On peut faire le même type d’observation dans des lieux fermés comme les commerces où le fait de diffuser de la musique augmente le nombre d’interactions avec les vendeurs (source). J’ai l’impression que c’est également le cas en bibliothèque :  vous ne trouvez pas que les sections musique où l’on passe des disques, sont souvent plus conviviales ? Évidemment, si votre établissement dispose d’espaces studieux, ne faites pas le bruit à cet endroit ! Comme on le verra un peu plus tard, les espaces de sociabilité se mélangent volontiers avec d’autres fonctions… sauf le travail au calme.

Conseils applicables en bibliothèque

  • Rendez les séjourneurs visibles depuis l’extérieur en les mettant « en vitrine »
  • Concentrez les assises pour créer de la congestion
  • Prévoyez et acceptez un niveau sonore élevé
  • Diffusez de la musique
  • Ponctuez l’espace d’éléments décoratifs et non occultants (plante, sculpture, etc.), en plus des assises

3. Exploiter les lieux de passage

Les circulations, parce qu’elles drainent beaucoup de monde, sont naturellement des lieux de rencontre mais aussi, et c’est plus étonnant, de séjour. Je suis persuadé que vous l’avez vous-même observé dans votre bibliothèque : les gens qui s’engagent dans une discussion improvisée avec une connaissance croisée par hasard ont tendance à le faire en plein milieu du passage, sans penser à aller ailleurs.
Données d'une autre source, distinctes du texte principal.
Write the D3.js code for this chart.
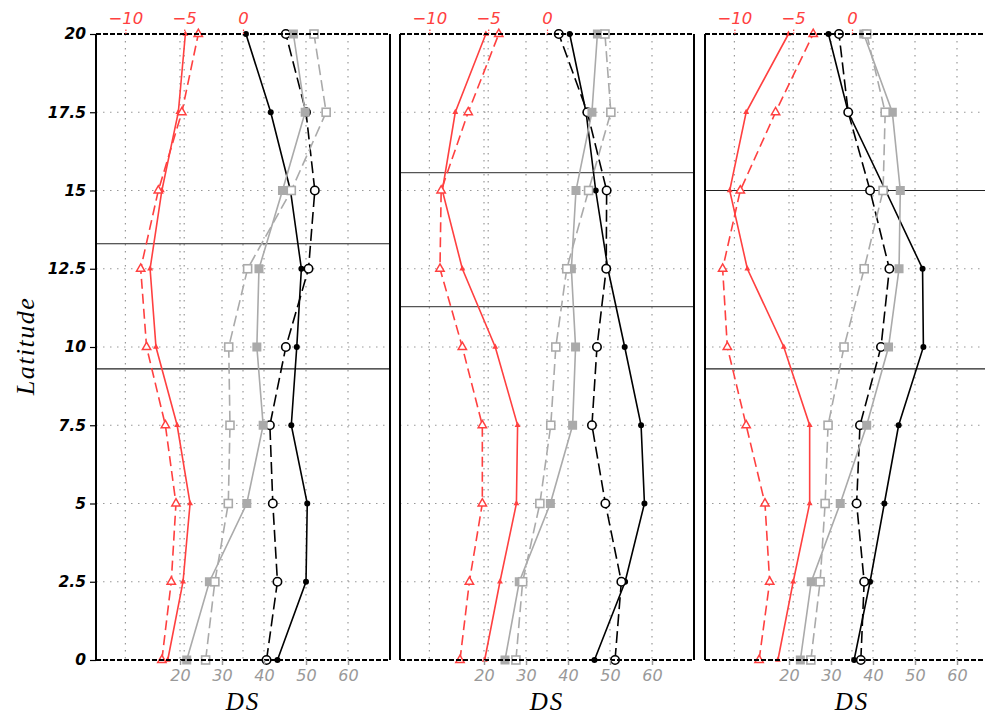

Le même constat est valable pour les personnes seules : « on peut prédire que l’endroit où une personne a le plus de chances de s’installer est situé à l’intersection entre le flux de circulation principal et le premier élément sur lequel on peut s’asseoir » (SL, p.33). Whyte conclut logiquement que « la circulation est les assisses ne sont pas contradictoires mais complémentaires. J’insiste particulièrement là-dessus parce que la plupart des programmistes pensent qu’il faut les maintenir séparées […] Les gens ignorent ces frontières artificielles. » (C, p.116)

De nombreux designers ont mis cette philosophie en pratique. L’architecte néerlandais Herman Hertzberger a par exemple l’habitude d’installer des escaliers gradinés dans les écoles qu’il construit. Ce dispositif (que l’on retrouve désormais dans beaucoup de lieux publics, y compris des bibliothèques) fonctionne à la fois comme une circulation verticale et comme un espace d’assises informelle. Dans le cadre d’un projet baptisé The Corridor Society, la designeuse turque Seray Ozdemir a quant à elle imaginé une gamme de mobilier permettant de transformer des lieux de circulation ingrats (comme des couloirs) en espaces de sociabilité.
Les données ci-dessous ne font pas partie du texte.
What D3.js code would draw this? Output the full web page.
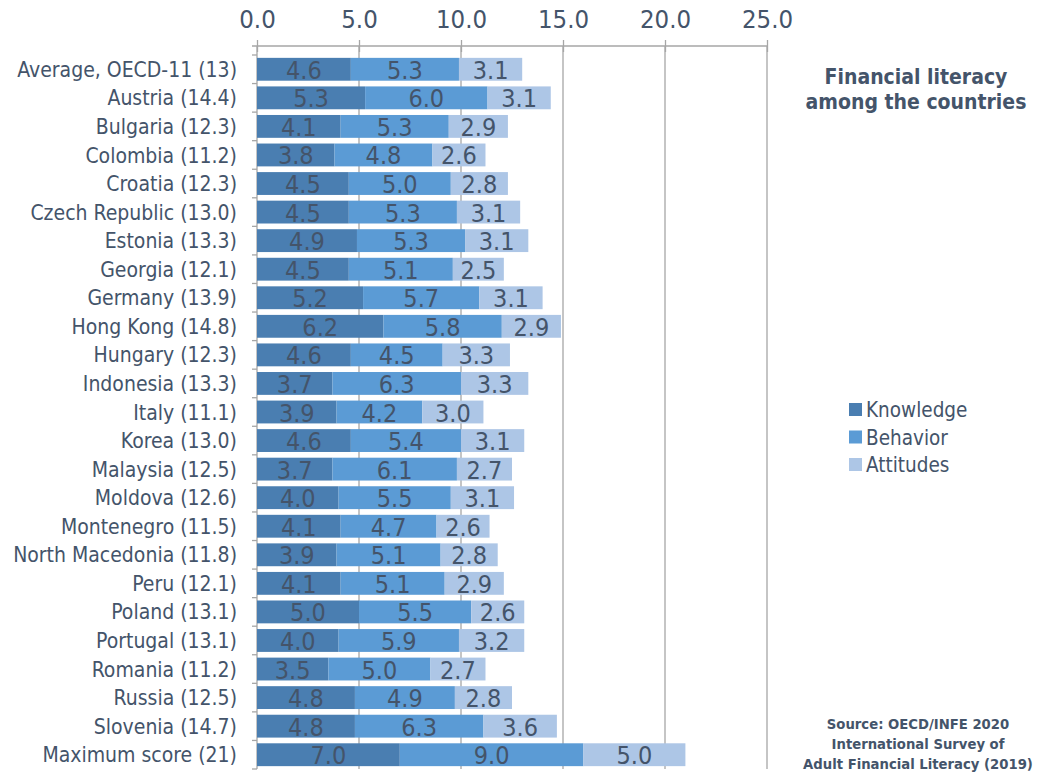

Une école primaire à Arnhem (Pays-Bas), conçue par l’architecte Herman Hertzberger. Ce dernier a contribué à populariser le principe de l’escalier gradiné, contre-intuitif a priori car il mêle des fonctions supposées distinctes (séjourner/circuler).

Conseils applicables en bibliothèque

  • Prévoyez des circulations principales suffisamment larges pour que le public puisse stationner et s’agglutiner dans le passage
  • Equipez certaines zones de circulation avec des assises ou des éléments sur lesquels on peut s’asseoir (rebords, marches, jardinières, etc.)
  • Privilégiez les escaliers en gradins aux escaliers classiques

4. Maximiser l’assoyabilité et opter pour du mobilier déplaçable

Nous en arrivons à la question cruciale des assises. Lorsque Whyte et son équipe ont commencé à se demander ce qui incite les gens à séjourner dans un lieu public, ils ont exploré plusieurs pistes, comme l’esthétique, l’ensoleillement, la forme de l’espace ou la surface disponible. L’élément le plus critique est en fait le plus simple : c’est le nombre d’assises (ou d’éléments permettant de s’asseoir : rebords, marches, etc.) : « les gens ont tendance à s’asseoir davantage là où il y a plus d’assises » (SL, p.28)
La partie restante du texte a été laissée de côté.